Another to have some cards fall his way was Sebastian Vettel, in another feature that may have a familiar ring. He pitted on the same lap as Lewis and vaulted up to third as a consequence where he finished, thus after a weekend in which he’d been subdued and often been shy of his team mate he somehow salvaged a respectable result. Seb does seem to have a charmed existence.
‘I could see some rain in the air…obviously we did a great call just in the perfect lap to pit to make up a lot of ground and finish on the podium’ he said. ‘Just didn’t come together the whole weekend for us, but then obviously we were able to turn it around in the end and it’s good points…I just had a gut feel to say ‘box box’, just before pit entry’.
For all of Seb’s habitual brave face it was hard to deny however that this weekend was a tough one for Ferrari in the normal run of things – behind the Williams and in the ballpark of the Red Bulls rather than its usual clear best of the rest. And while there have been protestations about the track and the weather being peculiar this time from the red corner there also is a burgeoning sense around that Ferrari’s competitive trend has been gently downward in recent weeks. Little wonder boss Maurizio Arrivabene stated later that ‘the glass is half empty, not half full’.
The Williams struggling in the wet sank back to a distant P4 and P5 with Massa still ahead by the end, and indeed with another lap Daniil Kvyat likely would have taken the latter place. Kvyat continued his improved recent form and his Red Bull machine this time was good for him to run with the Ferraris for much of the way. He however didn’t pit on the same lap as Seb then compounded matters by spinning on his own in-lap. His boss Christian Horner reckoned a podium might have been possible without these, but took heart at the general improved showing.
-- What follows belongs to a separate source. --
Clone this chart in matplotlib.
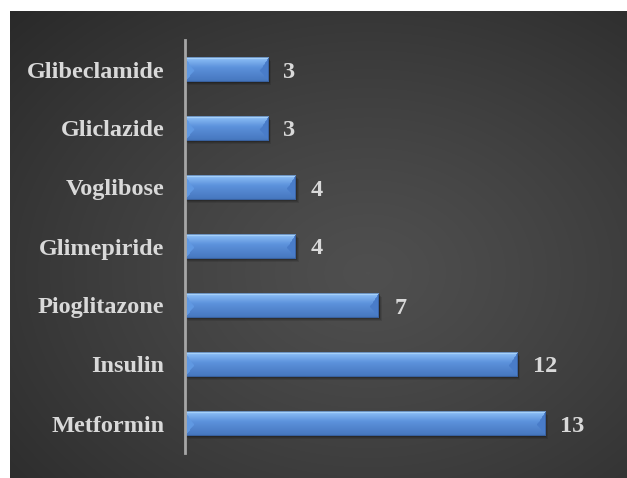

On a day when many dropped it at many stages Force India was one of the few teams out there to maximise things and bagged another double points finish with P7 and P9 with Nico Hulkenberg ahead. Its new ‘B spec’ car does indeed look encouraging. While, and make sure you’re sitting down for this one, McLaren and Fernando Alonso completed the points. In reality it didn’t owe much to a Woking breakthrough, much more to a high attrition rate this time combined with the Spaniard getting ahead of Marcus Ericsson’s Sauber in the late rain mixer Ericsson had the misfortune of, having been one of those to pit upon the first arrival of rain, to pit again for slicks at precisely the moment that the proper rain arrived… Little wonder that Alonso noted afterwards that ‘it’s not party time’.
Again as with Mansell Lewis does know how to work such a feel-good factor in his home event with those watching on. No doubt a few of them would have been content with a Lewis win whatever else happened. But even so perhaps this time given how we got there the sport as a whole was the one feeling the greatest relief that this sense of new found feel-good and come its way.